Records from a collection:
◆ ◆ ◆ ◆ ◆

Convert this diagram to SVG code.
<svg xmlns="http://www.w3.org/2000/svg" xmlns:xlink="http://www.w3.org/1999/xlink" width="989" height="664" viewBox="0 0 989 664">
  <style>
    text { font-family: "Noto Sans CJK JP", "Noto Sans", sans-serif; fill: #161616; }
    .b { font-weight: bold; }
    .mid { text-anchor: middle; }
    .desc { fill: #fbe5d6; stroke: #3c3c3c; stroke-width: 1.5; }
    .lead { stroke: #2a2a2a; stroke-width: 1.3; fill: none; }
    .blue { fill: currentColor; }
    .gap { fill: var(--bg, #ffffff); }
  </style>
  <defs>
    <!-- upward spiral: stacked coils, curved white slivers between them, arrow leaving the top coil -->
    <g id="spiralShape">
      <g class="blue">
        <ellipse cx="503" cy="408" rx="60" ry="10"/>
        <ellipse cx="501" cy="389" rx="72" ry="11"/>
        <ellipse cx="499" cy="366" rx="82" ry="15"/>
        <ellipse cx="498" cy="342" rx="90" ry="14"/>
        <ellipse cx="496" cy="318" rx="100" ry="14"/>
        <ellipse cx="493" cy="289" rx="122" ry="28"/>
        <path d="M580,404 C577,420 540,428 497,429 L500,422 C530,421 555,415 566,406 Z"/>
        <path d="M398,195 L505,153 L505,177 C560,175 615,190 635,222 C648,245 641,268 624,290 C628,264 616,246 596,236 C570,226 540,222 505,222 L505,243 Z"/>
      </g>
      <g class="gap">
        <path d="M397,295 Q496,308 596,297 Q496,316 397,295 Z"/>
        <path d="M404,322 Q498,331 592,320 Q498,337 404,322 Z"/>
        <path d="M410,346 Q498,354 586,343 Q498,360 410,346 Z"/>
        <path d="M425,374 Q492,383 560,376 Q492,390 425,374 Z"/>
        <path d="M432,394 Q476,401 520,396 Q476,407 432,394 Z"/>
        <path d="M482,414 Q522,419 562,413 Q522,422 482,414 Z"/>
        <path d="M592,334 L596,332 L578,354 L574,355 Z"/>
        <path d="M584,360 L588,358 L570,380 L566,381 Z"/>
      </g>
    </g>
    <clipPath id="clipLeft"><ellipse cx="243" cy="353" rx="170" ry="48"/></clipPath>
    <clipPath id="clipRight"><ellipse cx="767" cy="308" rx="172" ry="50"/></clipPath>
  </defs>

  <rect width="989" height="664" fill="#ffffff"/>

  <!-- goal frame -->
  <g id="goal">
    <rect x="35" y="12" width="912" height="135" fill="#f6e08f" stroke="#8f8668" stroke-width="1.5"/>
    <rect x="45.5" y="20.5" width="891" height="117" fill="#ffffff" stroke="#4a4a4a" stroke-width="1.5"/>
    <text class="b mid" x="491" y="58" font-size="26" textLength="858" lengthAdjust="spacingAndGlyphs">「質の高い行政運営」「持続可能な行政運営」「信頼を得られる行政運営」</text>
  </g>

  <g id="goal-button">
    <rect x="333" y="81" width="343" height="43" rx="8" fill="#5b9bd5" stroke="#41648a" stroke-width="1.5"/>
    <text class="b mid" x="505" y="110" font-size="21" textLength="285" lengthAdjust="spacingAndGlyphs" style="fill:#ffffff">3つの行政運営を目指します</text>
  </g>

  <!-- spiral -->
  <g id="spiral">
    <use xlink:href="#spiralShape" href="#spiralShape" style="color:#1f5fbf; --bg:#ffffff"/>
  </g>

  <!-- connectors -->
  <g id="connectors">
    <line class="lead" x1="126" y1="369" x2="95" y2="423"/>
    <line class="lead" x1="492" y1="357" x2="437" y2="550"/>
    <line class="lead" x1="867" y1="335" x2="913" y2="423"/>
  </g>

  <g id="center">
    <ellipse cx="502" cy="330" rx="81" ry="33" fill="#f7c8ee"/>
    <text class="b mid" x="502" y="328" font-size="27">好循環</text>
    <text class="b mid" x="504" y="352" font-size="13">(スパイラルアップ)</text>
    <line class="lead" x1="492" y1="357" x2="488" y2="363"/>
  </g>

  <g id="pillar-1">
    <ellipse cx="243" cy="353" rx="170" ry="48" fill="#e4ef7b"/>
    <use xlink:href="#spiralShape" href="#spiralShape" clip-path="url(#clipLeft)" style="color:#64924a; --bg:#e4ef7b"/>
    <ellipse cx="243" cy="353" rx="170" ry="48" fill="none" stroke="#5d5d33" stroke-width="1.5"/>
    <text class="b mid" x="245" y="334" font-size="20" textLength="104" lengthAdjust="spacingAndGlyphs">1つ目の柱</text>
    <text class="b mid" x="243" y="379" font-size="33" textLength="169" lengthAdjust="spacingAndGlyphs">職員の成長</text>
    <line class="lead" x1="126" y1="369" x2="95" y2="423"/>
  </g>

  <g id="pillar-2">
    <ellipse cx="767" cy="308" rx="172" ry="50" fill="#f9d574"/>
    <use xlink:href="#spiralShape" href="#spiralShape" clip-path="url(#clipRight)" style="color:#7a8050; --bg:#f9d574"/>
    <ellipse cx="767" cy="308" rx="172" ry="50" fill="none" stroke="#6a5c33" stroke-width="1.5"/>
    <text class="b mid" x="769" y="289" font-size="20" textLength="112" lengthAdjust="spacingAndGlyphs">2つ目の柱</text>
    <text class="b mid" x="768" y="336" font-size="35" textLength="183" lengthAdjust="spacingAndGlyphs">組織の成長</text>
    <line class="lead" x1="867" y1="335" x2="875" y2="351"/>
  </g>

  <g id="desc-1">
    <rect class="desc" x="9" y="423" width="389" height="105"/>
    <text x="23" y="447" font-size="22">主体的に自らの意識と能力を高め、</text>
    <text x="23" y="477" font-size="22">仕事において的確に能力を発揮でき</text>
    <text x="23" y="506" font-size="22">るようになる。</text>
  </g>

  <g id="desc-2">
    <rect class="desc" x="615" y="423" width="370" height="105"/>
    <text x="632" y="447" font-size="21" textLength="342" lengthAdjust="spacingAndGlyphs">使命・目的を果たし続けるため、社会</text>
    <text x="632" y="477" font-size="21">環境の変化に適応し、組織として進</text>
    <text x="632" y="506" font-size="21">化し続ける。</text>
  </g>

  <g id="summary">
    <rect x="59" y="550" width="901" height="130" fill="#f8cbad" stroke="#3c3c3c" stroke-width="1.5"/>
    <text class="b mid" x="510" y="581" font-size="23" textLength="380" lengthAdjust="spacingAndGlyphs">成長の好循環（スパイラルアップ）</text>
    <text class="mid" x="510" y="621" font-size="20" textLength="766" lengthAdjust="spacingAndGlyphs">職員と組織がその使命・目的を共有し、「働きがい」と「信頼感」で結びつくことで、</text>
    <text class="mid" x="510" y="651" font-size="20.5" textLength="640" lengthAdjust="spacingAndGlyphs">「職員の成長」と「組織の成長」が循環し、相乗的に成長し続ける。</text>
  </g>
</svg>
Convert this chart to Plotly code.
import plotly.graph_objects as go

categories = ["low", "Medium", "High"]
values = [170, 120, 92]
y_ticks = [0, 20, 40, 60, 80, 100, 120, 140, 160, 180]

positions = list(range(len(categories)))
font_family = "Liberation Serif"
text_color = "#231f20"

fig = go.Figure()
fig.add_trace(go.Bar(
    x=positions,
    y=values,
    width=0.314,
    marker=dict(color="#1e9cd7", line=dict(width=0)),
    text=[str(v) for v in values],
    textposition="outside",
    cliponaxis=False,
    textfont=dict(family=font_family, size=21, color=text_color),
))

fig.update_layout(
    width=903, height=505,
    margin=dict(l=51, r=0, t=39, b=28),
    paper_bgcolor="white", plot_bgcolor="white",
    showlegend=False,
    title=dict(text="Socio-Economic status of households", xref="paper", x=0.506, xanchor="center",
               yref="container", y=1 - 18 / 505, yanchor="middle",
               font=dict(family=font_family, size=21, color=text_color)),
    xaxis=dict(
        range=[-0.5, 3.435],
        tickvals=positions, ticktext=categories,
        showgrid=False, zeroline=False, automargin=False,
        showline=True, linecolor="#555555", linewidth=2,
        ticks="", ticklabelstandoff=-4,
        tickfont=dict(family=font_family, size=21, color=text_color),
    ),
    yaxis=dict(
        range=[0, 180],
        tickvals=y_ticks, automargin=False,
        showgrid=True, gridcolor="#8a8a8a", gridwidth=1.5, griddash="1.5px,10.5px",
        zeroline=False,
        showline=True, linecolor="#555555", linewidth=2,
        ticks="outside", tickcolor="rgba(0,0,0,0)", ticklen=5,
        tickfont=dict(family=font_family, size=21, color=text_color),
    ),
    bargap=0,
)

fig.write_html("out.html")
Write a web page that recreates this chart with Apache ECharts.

◆ ◆ ◆ ◆ ◆

### WORK TO BE COMPLETED
Track down every line holding the string "Convert" and copy it.

### EXERCISE OUTPUT
Convert this diagram to SVG code.
Convert this chart to Plotly code.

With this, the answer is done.